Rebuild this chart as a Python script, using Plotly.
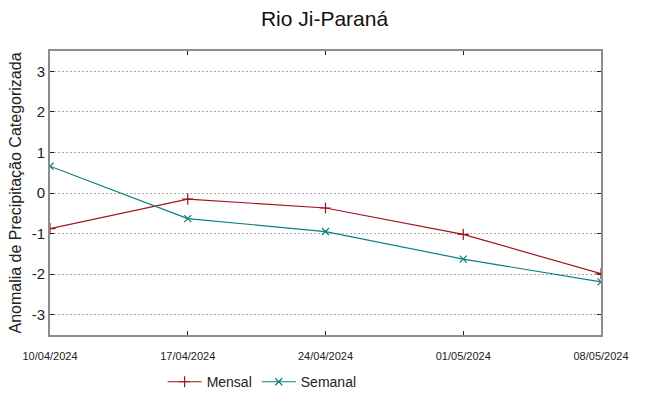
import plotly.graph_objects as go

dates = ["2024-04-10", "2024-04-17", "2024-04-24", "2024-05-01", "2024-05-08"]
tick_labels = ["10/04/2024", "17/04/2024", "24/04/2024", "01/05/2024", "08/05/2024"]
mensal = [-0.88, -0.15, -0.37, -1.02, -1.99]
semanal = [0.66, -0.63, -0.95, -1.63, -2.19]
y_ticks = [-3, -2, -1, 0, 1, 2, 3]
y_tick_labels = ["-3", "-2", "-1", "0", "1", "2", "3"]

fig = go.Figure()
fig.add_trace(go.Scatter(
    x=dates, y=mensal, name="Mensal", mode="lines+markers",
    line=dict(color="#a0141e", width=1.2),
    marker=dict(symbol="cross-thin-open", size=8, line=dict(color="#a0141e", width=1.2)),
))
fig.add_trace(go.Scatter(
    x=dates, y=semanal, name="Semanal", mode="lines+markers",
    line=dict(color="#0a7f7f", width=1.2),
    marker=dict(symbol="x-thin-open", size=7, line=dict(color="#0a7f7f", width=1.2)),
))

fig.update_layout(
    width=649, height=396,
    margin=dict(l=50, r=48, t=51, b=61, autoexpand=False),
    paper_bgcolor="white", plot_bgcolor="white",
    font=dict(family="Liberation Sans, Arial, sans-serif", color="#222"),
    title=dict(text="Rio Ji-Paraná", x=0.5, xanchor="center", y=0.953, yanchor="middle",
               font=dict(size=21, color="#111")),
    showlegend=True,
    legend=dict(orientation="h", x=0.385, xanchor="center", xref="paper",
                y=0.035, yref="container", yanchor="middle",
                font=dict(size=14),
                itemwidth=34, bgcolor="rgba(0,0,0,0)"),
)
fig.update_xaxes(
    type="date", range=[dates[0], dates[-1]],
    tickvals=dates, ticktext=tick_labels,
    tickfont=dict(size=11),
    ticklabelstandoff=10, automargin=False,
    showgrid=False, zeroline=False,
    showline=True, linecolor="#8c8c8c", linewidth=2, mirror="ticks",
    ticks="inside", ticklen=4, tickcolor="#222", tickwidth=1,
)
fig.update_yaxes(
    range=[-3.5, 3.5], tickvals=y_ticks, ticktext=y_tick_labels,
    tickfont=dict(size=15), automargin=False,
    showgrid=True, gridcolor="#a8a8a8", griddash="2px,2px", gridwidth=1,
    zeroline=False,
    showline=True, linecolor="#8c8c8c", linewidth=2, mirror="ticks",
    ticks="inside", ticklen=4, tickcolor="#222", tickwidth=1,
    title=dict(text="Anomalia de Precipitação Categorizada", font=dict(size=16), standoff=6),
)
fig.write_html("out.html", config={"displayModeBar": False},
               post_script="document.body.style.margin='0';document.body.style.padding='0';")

┄┄┄┄┄┄┄┄┄┄

Reproduce the material word for word, minus the images.

### [EXERCISE ANSWER]
Rebuild this chart as a Python script, using Plotly.
import plotly.graph_objects as go

dates = ["2024-04-10", "2024-04-17", "2024-04-24", "2024-05-01", "2024-05-08"]
tick_labels = ["10/04/2024", "17/04/2024", "24/04/2024", "01/05/2024", "08/05/2024"]
mensal = [-0.88, -0.15, -0.37, -1.02, -1.99]
semanal = [0.66, -0.63, -0.95, -1.63, -2.19]
y_ticks = [-3, -2, -1, 0, 1, 2, 3]
y_tick_labels = ["-3", "-2", "-1", "0", "1", "2", "3"]

fig = go.Figure()
fig.add_trace(go.Scatter(
    x=dates, y=mensal, name="Mensal", mode="lines+markers",
    line=dict(color="#a0141e", width=1.2),
    marker=dict(symbol="cross-thin-open", size=8, line=dict(color="#a0141e", width=1.2)),
))
fig.add_trace(go.Scatter(
    x=dates, y=semanal, name="Semanal", mode="lines+markers",
    line=dict(color="#0a7f7f", width=1.2),
    marker=dict(symbol="x-thin-open", size=7, line=dict(color="#0a7f7f", width=1.2)),
))

fig.update_layout(
    width=649, height=396,
    margin=dict(l=50, r=48, t=51, b=61, autoexpand=False),
    paper_bgcolor="white", plot_bgcolor="white",
    font=dict(family="Liberation Sans, Arial, sans-serif", color="#222"),
    title=dict(text="Rio Ji-Paraná", x=0.5, xanchor="center", y=0.953, yanchor="middle",
               font=dict(size=21, color="#111")),
    showlegend=True,
    legend=dict(orientation="h", x=0.385, xanchor="center", xref="paper",
                y=0.035, yref="container", yanchor="middle",
                font=dict(size=14),
                itemwidth=34, bgcolor="rgba(0,0,0,0)"),
)
fig.update_xaxes(
    type="date", range=[dates[0], dates[-1]],
    tickvals=dates, ticktext=tick_labels,
    tickfont=dict(size=11),
    ticklabelstandoff=10, automargin=False,
    showgrid=False, zeroline=False,
    showline=True, linecolor="#8c8c8c", linewidth=2, mirror="ticks",
    ticks="inside", ticklen=4, tickcolor="#222", tickwidth=1,
)
fig.update_yaxes(
    range=[-3.5, 3.5], tickvals=y_ticks, ticktext=y_tick_labels,
    tickfont=dict(size=15), automargin=False,
    showgrid=True, gridcolor="#a8a8a8", griddash="2px,2px", gridwidth=1,
    zeroline=False,
    showline=True, linecolor="#8c8c8c", linewidth=2, mirror="ticks",
    ticks="inside", ticklen=4, tickcolor="#222", tickwidth=1,
    title=dict(text="Anomalia de Precipitação Categorizada", font=dict(size=16), standoff=6),
)
fig.write_html("out.html", config={"displayModeBar": False},
               post_script="document.body.style.margin='0';document.body.style.padding='0';")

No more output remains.